Right Moves doesn’t quite live up to its subtitle—it’s a deep dive into AEI’s archives surrounded by a thin, secondary history of the others. There’s virtually no mention of other nonconservative think tanks, such as the Urban Institute or the still-gloriously-technocratic Center on Budget and Policy Priorities, perhaps the most respected and credible domestic policy think tank over the last twenty years. It feels at times like a cage match between Brookings and AEI, those soon-to-be neighbors on Think Tank Row.
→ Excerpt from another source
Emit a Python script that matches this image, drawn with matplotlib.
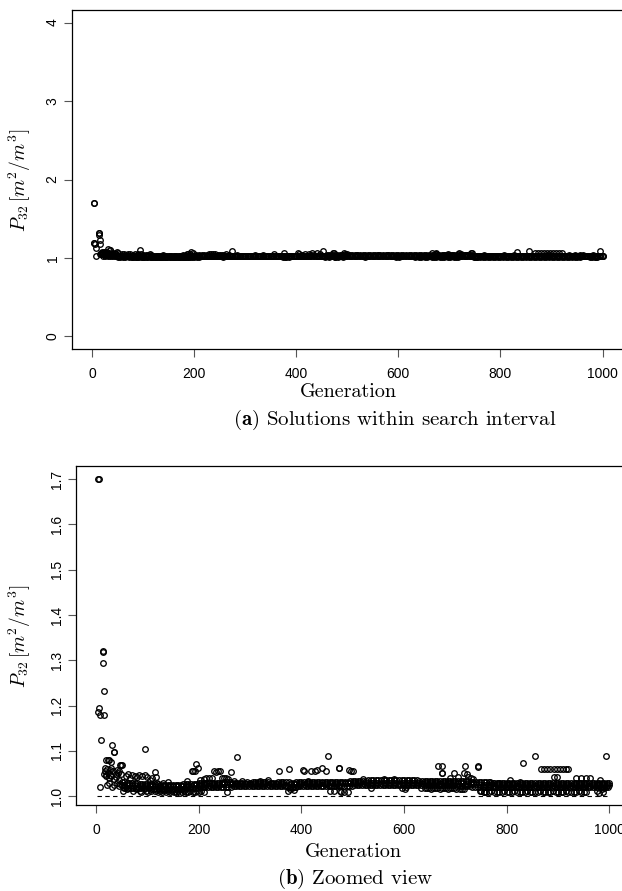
import matplotlib
matplotlib.use("Agg")
import matplotlib.pyplot as plt
import numpy as np

plt.rcParams["mathtext.fontset"] = "cm"
plt.rcParams["font.family"] = ["Liberation Sans", "DejaVu Sans"]

# main band of the population, read every 5 generations
# upper edge: gens 50, 55, ..., 1000
band_hi = [1.031, 1.031, 1.030, 1.030, 1.029, 1.029, 1.029, 1.028, 1.028, 1.028,
           1.028, 1.027, 1.027, 1.027, 1.027, 1.026, 1.026, 1.026, 1.026, 1.026,
           1.026, 1.026, 1.026, 1.026, 1.027, 1.027, 1.027, 1.027, 1.028, 1.028,
           1.029, 1.029, 1.029, 1.030, 1.030, 1.030, 1.030, 1.030, 1.030, 1.030,
           1.031, 1.031, 1.031, 1.030, 1.030, 1.030, 1.030, 1.030, 1.030, 1.031,
           1.030, 1.031, 1.031, 1.031, 1.031, 1.031, 1.031, 1.031, 1.030, 1.030,
           1.030, 1.031, 1.031, 1.031, 1.031, 1.031, 1.030, 1.030, 1.031, 1.031,
           1.031, 1.031, 1.031, 1.031, 1.031, 1.031, 1.032, 1.032, 1.031, 1.031,
           1.031, 1.031, 1.032, 1.032, 1.032, 1.032, 1.032, 1.032, 1.032, 1.033,
           1.033, 1.033, 1.034, 1.034, 1.034, 1.034, 1.035, 1.035, 1.035, 1.035,
           1.035, 1.035, 1.035, 1.035, 1.035, 1.035, 1.035, 1.035, 1.035, 1.035,
           1.035, 1.035, 1.035, 1.035, 1.035, 1.035, 1.034, 1.034, 1.034, 1.034,
           1.034, 1.034, 1.034, 1.034, 1.034, 1.034, 1.034, 1.034, 1.034, 1.034,
           1.034, 1.034, 1.033, 1.033, 1.033, 1.033, 1.032, 1.032, 1.032, 1.032,
           1.031, 1.031, 1.031, 1.031, 1.030, 1.030, 1.030, 1.030, 1.030, 1.030,
           1.030, 1.030, 1.030, 1.030, 1.030, 1.030, 1.030, 1.030, 1.030, 1.030,
           1.030, 1.030, 1.030, 1.030, 1.030, 1.030, 1.030, 1.030, 1.030, 1.030,
           1.030, 1.030, 1.030, 1.030, 1.030, 1.030, 1.030, 1.030, 1.030, 1.030,
           1.030, 1.030, 1.030, 1.030, 1.030, 1.030, 1.030, 1.030, 1.030, 1.030,
           1.029]
# centre: gens 50, 55, ..., 1000
band_mid = [1.026, 1.025, 1.025, 1.024, 1.024, 1.024, 1.023, 1.023, 1.023, 1.023,
            1.023, 1.023, 1.022, 1.022, 1.022, 1.022, 1.022, 1.022, 1.022, 1.022,
            1.022, 1.022, 1.022, 1.022, 1.023, 1.023, 1.023, 1.023, 1.024, 1.024,
            1.025, 1.025, 1.025, 1.026, 1.026, 1.026, 1.026, 1.026, 1.026, 1.027,
            1.027, 1.027, 1.027, 1.027, 1.027, 1.027, 1.027, 1.027, 1.027, 1.027,
            1.027, 1.027, 1.028, 1.027, 1.027, 1.027, 1.028, 1.027, 1.027, 1.027,
            1.027, 1.028, 1.027, 1.027, 1.026, 1.025, 1.027, 1.027, 1.027, 1.027,
            1.028, 1.028, 1.028, 1.028, 1.028, 1.028, 1.028, 1.028, 1.029, 1.028,
            1.028, 1.028, 1.029, 1.028, 1.028, 1.028, 1.029, 1.029, 1.029, 1.029,
            1.029, 1.029, 1.030, 1.030, 1.030, 1.030, 1.030, 1.030, 1.030, 1.030,
            1.030, 1.030, 1.030, 1.030, 1.030, 1.030, 1.030, 1.030, 1.030, 1.030,
            1.030, 1.030, 1.030, 1.030, 1.030, 1.030, 1.030, 1.030, 1.030, 1.030,
            1.030, 1.030, 1.030, 1.030, 1.030, 1.030, 1.030, 1.030, 1.030, 1.030,
            1.030, 1.029, 1.029, 1.029, 1.028, 1.028, 1.028, 1.027, 1.027, 1.027,
            1.026, 1.026, 1.026, 1.026, 1.026, 1.026, 1.026, 1.026, 1.026, 1.026,
            1.026, 1.026, 1.026, 1.026, 1.026, 1.026, 1.026, 1.026, 1.026, 1.026,
            1.026, 1.026, 1.026, 1.026, 1.026, 1.026, 1.026, 1.026, 1.026, 1.026,
            1.026, 1.026, 1.026, 1.026, 1.026, 1.026, 1.026, 1.026, 1.026, 1.026,
            1.026, 1.026, 1.026, 1.026, 1.026, 1.026, 1.026, 1.026, 1.026, 1.026,
            1.026]
# lower edge: gens 53, 58, ..., 998
band_lo = [1.020, 1.020, 1.019, 1.019, 1.019, 1.018, 1.018, 1.018, 1.018, 1.018,
           1.018, 1.017, 1.017, 1.017, 1.017, 1.017, 1.017, 1.017, 1.017, 1.017,
           1.017, 1.017, 1.017, 1.017, 1.017, 1.018, 1.018, 1.018, 1.019, 1.019,
           1.020, 1.020, 1.020, 1.020, 1.021, 1.021, 1.021, 1.021, 1.021, 1.021,
           1.021, 1.021, 1.021, 1.022, 1.022, 1.022, 1.022, 1.022, 1.022, 1.022,
           1.022, 1.022, 1.022, 1.022, 1.022, 1.022, 1.022, 1.022, 1.022, 1.022,
           1.022, 1.022, 1.022, 1.022, 1.021, 1.021, 1.020, 1.020, 1.022, 1.022,
           1.022, 1.022, 1.022, 1.022, 1.022, 1.022, 1.022, 1.022, 1.023, 1.023,
           1.023, 1.023, 1.023, 1.023, 1.023, 1.023, 1.023, 1.023, 1.023, 1.023,
           1.024, 1.024, 1.024, 1.024, 1.024, 1.024, 1.024, 1.024, 1.024, 1.024,
           1.024, 1.024, 1.024, 1.024, 1.024, 1.024, 1.024, 1.024, 1.024, 1.024,
           1.024, 1.024, 1.024, 1.024, 1.024, 1.024, 1.024, 1.024, 1.024, 1.024,
           1.024, 1.024, 1.024, 1.024, 1.024, 1.024, 1.024, 1.024, 1.024, 1.024,
           1.023, 1.023, 1.022, 1.022, 1.022, 1.022, 1.021, 1.021, 1.021, 1.021,
           1.020, 1.020, 1.020, 1.020, 1.020, 1.020, 1.020, 1.020, 1.020, 1.020,
           1.020, 1.020, 1.020, 1.020, 1.020, 1.020, 1.020, 1.020, 1.020, 1.020,
           1.020, 1.020, 1.020, 1.020, 1.020, 1.020, 1.020, 1.020, 1.020, 1.020,
           1.020, 1.020, 1.020, 1.020, 1.020, 1.020, 1.020, 1.020, 1.020, 1.020,
           1.020, 1.020, 1.020, 1.020, 1.020, 1.020, 1.020, 1.020, 1.020, 1.020]
band_hi_gen = 50 + 5 * np.arange(len(band_hi))
band_mid_gen = 50 + 5 * np.arange(len(band_mid))
band_lo_gen = 53 + 5 * np.arange(len(band_lo))

# lower runs of solutions just above 1.0
low_gen = [115, 120, 124, 128, 132, 136, 140, 144, 148, 152, 156, 160, 164, 168,
           172, 176, 180, 184, 188, 192, 196, 200, 205, 210,
           645, 649, 653, 657, 661, 665, 669, 673, 677, 681, 685, 689, 693, 697, 701,
           750, 755, 760, 765, 770, 775, 780, 785, 790, 795, 800, 805, 810, 815,
           820, 825, 830, 835, 840, 845, 850, 855, 860, 865, 870, 875, 880, 885,
           890, 895, 900, 905, 910, 915, 920, 925, 930, 935, 940, 945, 950, 955]
low_val = [1.011, 1.009, 1.012, 1.010, 1.013, 1.009, 1.011, 1.010, 1.012, 1.009,
           1.010, 1.012, 1.008, 1.010, 1.011, 1.009, 1.010, 1.012, 1.010, 1.009,
           1.011, 1.010, 1.012, 1.009,
           1.018, 1.019, 1.017, 1.018, 1.019, 1.018, 1.017, 1.018, 1.019, 1.018,
           1.017, 1.018, 1.019, 1.018, 1.017,
           1.011, 1.010, 1.009, 1.010, 1.011, 1.010, 1.009, 1.010, 1.010, 1.011,
           1.010, 1.009, 1.010, 1.011, 1.010, 1.010, 1.009, 1.010, 1.011, 1.010,
           1.010, 1.009, 1.010, 1.011, 1.010, 1.010, 1.009, 1.010, 1.011, 1.010,
           1.010, 1.009, 1.010, 1.011, 1.010, 1.010, 1.009, 1.010, 1.011, 1.010,
           1.010, 1.009]

# scattered solutions
pt_gen = [4, 5, 13, 14, 13, 15, 5, 4, 7, 15, 9, 8,
          31, 35, 36, 20, 23, 26, 30, 46, 49, 51,
          16, 18, 21, 24, 27, 29, 33, 38, 40, 42, 45, 48,
          20, 25, 30, 35, 39, 44, 22, 26, 32, 36, 40, 44, 47, 52, 55, 17, 19, 28,
          58, 62, 66, 70, 75, 80, 84, 88, 86, 90, 95, 96, 100, 105, 110, 114, 116,
          118, 60, 65, 72, 78, 98, 102, 108,
          130, 140, 178, 186, 189, 192, 195, 198, 203, 210, 215, 220, 225, 229, 233,
          238, 242, 246, 250, 254, 258, 256, 263, 274, 268, 285,
          320, 335, 357, 376, 374, 378, 381, 385, 390, 404, 405, 412, 418, 426, 431,
          440, 447, 452, 456, 464, 473, 474, 476, 477, 482, 491, 496, 500, 493,
          520, 535, 560, 580, 596, 601, 603, 632, 640, 666, 673, 673, 674, 690, 698,
          705, 709, 713, 716, 718, 717, 722, 725, 730, 743, 744, 735, 748, 755,
          767, 773, 784, 806, 826, 832, 855, 867, 873, 879, 885, 891, 897, 903, 909,
          915, 920, 891, 897, 934, 945, 955, 962, 981, 994, 975, 980, 985, 988, 990, 978]
pt_val = [1.700, 1.700, 1.319, 1.320, 1.295, 1.233, 1.194, 1.185, 1.180, 1.180, 1.124, 1.020,
          1.114, 1.098, 1.097, 1.080, 1.080, 1.080, 1.075, 1.069, 1.070, 1.068,
          1.050, 1.055, 1.060, 1.052, 1.058, 1.062, 1.055, 1.050, 1.058, 1.052, 1.056, 1.050,
          1.045, 1.040, 1.045, 1.038, 1.042, 1.035, 1.025, 1.030, 1.020, 1.026, 1.030,
          1.022, 1.028, 1.012, 1.018, 1.062, 1.048, 1.048,
          1.045, 1.050, 1.040, 1.048, 1.045, 1.042, 1.048, 1.010, 1.011, 1.045, 1.105,
          1.046, 1.042, 1.035, 1.040, 1.054, 1.043,
          1.030, 1.015, 1.018, 1.012, 1.015, 1.012, 1.010, 1.012,
          1.030, 1.032, 1.034, 1.056, 1.056, 1.055, 1.071, 1.062, 1.035, 1.038, 1.040,
          1.040, 1.040, 1.055, 1.054, 1.056, 1.055, 1.040, 1.040, 1.040, 1.038, 1.010,
          1.054, 1.087, 1.034, 1.033,
          1.034, 1.035, 1.056, 1.060, 1.012, 1.016, 1.018, 1.014, 1.020, 1.057, 1.055,
          1.034, 1.056, 1.055, 1.058, 1.062, 1.056, 1.090, 1.012, 1.012, 1.062, 1.063,
          1.011, 1.010, 1.010, 1.009, 1.056, 1.056, 1.058,
          1.038, 1.018, 1.038, 1.038, 1.018, 1.015, 1.020, 1.018, 1.018, 1.067, 1.067,
          1.051, 1.052, 1.040, 1.051, 1.042, 1.016, 1.016, 1.015, 1.067, 1.051, 1.049,
          1.042, 1.040, 1.065, 1.066, 1.038, 1.011, 1.010,
          1.032, 1.030, 1.029, 1.037, 1.032, 1.073, 1.090, 1.060, 1.060, 1.060, 1.060,
          1.060, 1.060, 1.060, 1.060, 1.060, 1.060, 1.042, 1.042, 1.040, 1.040, 1.040,
          1.040, 1.035, 1.090, 1.012, 1.008, 1.015, 1.010, 1.018, 1.025]

gens = np.concatenate([band_hi_gen, band_mid_gen, band_lo_gen, low_gen, pt_gen])
vals = np.concatenate([band_hi, band_mid, band_lo, low_val, pt_val])

W, H = 622, 891
fig = plt.figure(figsize=(W / 100, H / 100), dpi=100)


def panel(left, right, top, bottom, ylim, yticks, yfmt, dashed):
    ax = fig.add_axes([left / W, 1 - bottom / H, (right - left) / W, (bottom - top) / H])
    ax.plot(gens, vals, "o", mfc="none", mec="black", mew=0.95, ms=4.0, ls="none")
    if dashed:
        ax.plot([1, 1000], [1.0, 1.0], color="black", lw=0.8, dashes=(4, 3))
    ax.set_xlim(-38.96, 1039.96)
    ax.set_ylim(*ylim)
    ax.set_xticks([0, 200, 400, 600, 800, 1000])
    ax.set_yticks(yticks)
    ax.set_yticklabels([yfmt.format(v) for v in yticks], rotation=90, va="center")
    ax.tick_params(length=6, width=0.8, color="#555555", labelsize=10)
    ax.tick_params(axis="x", pad=7)
    ax.tick_params(axis="y", pad=3)
    for s in ax.spines.values():
        s.set_linewidth(0.9)
    return ax


# (a) Solutions within search interval
panel(72, 623, 10, 349, (-0.16, 4.16), [0, 1, 2, 3, 4], "{:d}", False)
fig.text(348 / W, 1 - 392 / H, "Generation", fontfamily="cmr10", fontsize=14.5, ha="center", va="center")
fig.text(20 / W, 1 - 180 / H, r"$P_{32}\,[m^2/m^3]$", fontsize=14, rotation=90, ha="center", va="center")
fig.text(233 / W, 1 - 420 / H, r"$\mathbf{(a)}$ Solutions within search interval",
         fontfamily="cmr10", fontsize=15, ha="left", va="center")

# (b) Zoomed view
panel(76, 630, 466, 805, (0.9808, 1.7287), [1.0, 1.1, 1.2, 1.3, 1.4, 1.5, 1.6, 1.7], "{:.1f}", True)
fig.text(353 / W, 1 - 852 / H, "Generation", fontfamily="cmr10", fontsize=14.5, ha="center", va="center")
fig.text(20 / W, 1 - 636 / H, r"$P_{32}\,[m^2/m^3]$", fontsize=14, rotation=90, ha="center", va="center")
fig.text(277 / W, 1 - 879 / H, r"$\mathbf{(b)}$ Zoomed view",
         fontfamily="cmr10", fontsize=15, ha="left", va="center")

fig.savefig("out.png", dpi=100)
And it doesn’t quite do AEI justice. For example, during the period when supply-side economics took hold in conservative circles, most of the institute’s top economists were basically Keynesian moderates, such as Herbert Stein. They were veterans of the Nixon and Ford administrations with little interest in fringe ideas. In other words, AEI had plenty of internal competition of ideas; that wasn’t solely Brookings’s franchise. Even today, the AEI remains a comfortable home for Norman Ornstein, the political scientist who has been increasingly unrestrained in calling out the current Republican Party’s extremism.
Decades after the events Stahl narrates, the world of domestic policy think tanks mostly looks like the duopoly of our parties, lined up along Massachusetts Avenue, or a few blocks off, along the path to Capitol Hill, albeit with a few, including Brookings, trying to build cross-partisan relationships. One of the most routine think tank products remains the “joint” task force, between a think tank on each side of the ideological Maginot Line, aiming to produce policy recommendations whose singular credential is that they are “bipartisan,” not that they’re right or supported by research.
Take, for example, a joint report on poverty produced by those old frenemies, AEI and Brookings, in 2015. The headline was not policy, but a deal: the “liberals” on the panel had conceded that promotion of marriage should be a big part of the solution to poverty—a highly controversial assertion given that we don’t know the causal relationship between marriage and economic security; quite likely married-couple families are better off because people marry when they are economically able to. In return, the “conservatives” accepted that contraception, which is already used by 90 percent of American women, could go some way to reducing intergenerational poverty. Duh. One can feel the ratcheting Stahl writes about: one side plays it as a winner-take-all competition, the other mildly seeks consensus, ultimately winning the other side’s agreement not to reverse the most uncontroversial bit of the status quo, after which both sides and their funders congratulate themselves on having found common ground.
The ideal of nonpartisan, technocratic policy analysis died for many good reasons. Behind any broad research agenda is an often unstated set of assumptions that can be called an ideology, whether it’s the neoclassical economist’s commitment to a dubious model of economic behavior or the liberal’s openness to the idea that government can be part of the response to many social problems. But our ability to make progress on challenges from climate change to the transformations of work brought about by technology and trade will require more daring: we will need a greater willingness to follow the evidence where it leads than can be found in the narrow slice of the political Venn diagram that currently passes for “bipartisan.” Our challenge for the future is to reinvigorate the kind of think tank research and policy debate that recognizes that while ideas are never value neutral, we should never let that fact inhibit our quest for those that will work.